▶ **WORK TO COMPLETE**: Keep only the lines from the top of the listing through the one with "import * as d3 from 'd3';", and reproduce them unaltered.
■ ■ ■ ■ ■
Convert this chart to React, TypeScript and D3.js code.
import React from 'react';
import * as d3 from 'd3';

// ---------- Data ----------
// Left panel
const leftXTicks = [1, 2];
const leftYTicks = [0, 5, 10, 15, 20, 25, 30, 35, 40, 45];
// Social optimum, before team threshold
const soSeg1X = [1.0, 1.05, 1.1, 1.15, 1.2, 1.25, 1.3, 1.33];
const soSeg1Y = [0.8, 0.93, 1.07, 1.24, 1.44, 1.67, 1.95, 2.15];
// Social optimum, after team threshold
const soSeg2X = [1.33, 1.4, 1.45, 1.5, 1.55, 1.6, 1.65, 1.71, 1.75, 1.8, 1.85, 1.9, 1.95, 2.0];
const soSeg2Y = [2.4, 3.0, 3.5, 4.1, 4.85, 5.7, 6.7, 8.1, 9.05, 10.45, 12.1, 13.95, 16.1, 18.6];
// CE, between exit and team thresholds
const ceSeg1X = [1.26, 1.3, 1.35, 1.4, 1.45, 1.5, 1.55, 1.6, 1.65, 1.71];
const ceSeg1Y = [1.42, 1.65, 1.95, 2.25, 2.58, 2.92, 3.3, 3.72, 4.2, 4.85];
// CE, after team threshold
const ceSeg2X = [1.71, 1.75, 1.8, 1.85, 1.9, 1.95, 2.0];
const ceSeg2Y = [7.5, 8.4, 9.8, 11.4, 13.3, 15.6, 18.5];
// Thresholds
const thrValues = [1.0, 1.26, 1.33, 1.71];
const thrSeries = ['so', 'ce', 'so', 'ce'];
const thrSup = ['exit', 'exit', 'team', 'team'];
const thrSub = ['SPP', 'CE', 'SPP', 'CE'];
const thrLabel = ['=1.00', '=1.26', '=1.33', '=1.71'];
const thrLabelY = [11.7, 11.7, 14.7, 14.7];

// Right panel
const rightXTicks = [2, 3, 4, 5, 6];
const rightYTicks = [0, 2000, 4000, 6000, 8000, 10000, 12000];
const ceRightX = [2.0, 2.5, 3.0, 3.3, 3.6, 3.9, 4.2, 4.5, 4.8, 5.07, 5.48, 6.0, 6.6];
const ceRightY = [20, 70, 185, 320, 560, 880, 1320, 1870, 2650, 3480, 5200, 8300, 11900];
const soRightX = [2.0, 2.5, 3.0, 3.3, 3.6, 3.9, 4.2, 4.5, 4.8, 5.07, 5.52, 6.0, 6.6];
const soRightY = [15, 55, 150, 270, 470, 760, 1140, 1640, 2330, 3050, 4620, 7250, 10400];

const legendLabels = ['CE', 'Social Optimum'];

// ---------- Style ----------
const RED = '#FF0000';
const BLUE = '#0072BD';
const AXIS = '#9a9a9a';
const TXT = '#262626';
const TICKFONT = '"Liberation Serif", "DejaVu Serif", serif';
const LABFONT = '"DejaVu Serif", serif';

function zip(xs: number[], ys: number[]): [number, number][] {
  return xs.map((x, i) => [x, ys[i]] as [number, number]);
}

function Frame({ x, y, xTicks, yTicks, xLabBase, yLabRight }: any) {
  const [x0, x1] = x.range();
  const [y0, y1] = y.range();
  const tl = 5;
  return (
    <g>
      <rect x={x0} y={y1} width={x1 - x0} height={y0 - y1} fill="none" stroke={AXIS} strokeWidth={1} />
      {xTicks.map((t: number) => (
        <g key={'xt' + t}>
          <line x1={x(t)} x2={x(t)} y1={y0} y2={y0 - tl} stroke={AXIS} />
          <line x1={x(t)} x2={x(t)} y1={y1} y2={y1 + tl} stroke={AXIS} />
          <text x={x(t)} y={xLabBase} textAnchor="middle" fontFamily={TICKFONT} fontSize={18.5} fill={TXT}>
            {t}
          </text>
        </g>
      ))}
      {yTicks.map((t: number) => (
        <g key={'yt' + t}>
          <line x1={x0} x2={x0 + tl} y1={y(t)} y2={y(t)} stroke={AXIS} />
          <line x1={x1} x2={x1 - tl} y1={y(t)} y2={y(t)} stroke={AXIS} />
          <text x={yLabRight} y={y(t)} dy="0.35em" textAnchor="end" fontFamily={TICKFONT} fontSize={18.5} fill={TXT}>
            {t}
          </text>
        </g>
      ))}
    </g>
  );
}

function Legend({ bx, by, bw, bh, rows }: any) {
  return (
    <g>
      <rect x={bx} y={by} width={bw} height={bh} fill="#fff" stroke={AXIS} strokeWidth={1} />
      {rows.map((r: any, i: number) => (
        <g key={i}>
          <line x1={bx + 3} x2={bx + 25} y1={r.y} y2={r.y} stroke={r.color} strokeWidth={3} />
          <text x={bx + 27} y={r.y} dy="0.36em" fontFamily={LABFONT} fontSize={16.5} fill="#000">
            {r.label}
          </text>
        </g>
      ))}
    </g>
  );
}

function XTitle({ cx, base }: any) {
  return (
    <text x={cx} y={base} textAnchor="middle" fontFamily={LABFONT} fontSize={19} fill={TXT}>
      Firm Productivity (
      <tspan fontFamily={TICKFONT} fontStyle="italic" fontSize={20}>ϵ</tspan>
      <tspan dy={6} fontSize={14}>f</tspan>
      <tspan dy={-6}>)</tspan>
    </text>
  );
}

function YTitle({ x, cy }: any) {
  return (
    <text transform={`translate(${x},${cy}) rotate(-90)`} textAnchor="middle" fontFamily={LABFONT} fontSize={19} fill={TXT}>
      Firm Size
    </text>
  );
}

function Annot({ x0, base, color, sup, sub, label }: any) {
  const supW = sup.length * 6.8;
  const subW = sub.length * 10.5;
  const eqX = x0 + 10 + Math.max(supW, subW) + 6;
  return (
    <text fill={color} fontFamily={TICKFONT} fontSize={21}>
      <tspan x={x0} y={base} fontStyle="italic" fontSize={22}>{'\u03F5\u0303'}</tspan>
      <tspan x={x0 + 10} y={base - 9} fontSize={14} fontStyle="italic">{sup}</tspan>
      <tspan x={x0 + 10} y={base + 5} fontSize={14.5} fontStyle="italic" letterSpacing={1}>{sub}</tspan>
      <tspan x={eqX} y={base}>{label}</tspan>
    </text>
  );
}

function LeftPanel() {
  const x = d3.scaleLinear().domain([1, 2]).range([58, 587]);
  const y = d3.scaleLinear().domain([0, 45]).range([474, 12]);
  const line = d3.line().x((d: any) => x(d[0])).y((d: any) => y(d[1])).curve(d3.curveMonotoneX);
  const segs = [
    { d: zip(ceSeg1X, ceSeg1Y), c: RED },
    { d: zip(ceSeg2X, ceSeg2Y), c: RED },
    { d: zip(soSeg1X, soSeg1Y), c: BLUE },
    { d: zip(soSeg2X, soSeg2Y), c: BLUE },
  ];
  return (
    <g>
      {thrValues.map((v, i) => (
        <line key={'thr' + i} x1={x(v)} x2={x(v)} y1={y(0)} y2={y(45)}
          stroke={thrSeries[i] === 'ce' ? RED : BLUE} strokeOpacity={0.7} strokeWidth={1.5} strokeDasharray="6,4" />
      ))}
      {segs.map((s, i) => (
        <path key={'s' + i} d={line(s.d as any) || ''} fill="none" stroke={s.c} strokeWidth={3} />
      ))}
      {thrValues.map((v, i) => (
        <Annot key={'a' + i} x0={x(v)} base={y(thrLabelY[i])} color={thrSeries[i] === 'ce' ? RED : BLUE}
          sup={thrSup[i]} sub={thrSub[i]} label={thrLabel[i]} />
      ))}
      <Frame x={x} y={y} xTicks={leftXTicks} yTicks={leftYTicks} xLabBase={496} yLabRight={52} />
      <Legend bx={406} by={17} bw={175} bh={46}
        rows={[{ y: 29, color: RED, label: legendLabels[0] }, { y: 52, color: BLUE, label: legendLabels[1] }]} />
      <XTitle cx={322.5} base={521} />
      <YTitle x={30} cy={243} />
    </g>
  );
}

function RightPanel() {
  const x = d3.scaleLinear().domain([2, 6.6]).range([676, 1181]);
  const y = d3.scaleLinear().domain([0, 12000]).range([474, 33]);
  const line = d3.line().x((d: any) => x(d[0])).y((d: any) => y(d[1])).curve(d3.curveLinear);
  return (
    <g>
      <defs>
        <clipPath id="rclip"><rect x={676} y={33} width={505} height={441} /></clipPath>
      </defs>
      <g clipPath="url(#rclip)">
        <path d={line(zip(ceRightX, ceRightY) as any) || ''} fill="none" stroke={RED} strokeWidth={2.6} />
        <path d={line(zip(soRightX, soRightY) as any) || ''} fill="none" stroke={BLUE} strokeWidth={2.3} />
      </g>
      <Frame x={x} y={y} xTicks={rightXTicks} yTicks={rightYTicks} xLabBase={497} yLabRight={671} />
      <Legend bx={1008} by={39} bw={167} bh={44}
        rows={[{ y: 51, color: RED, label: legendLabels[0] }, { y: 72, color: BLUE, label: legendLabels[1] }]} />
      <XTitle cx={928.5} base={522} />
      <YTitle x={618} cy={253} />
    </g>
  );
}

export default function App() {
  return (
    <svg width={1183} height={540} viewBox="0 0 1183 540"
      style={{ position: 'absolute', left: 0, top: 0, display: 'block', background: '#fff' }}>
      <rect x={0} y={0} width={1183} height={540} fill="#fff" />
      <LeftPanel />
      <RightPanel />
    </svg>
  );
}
■ ■ ■ ■ ■
▶ **FINAL RESULT**:
Convert this chart to React, TypeScript and D3.js code.
import React from 'react';
import * as d3 from 'd3';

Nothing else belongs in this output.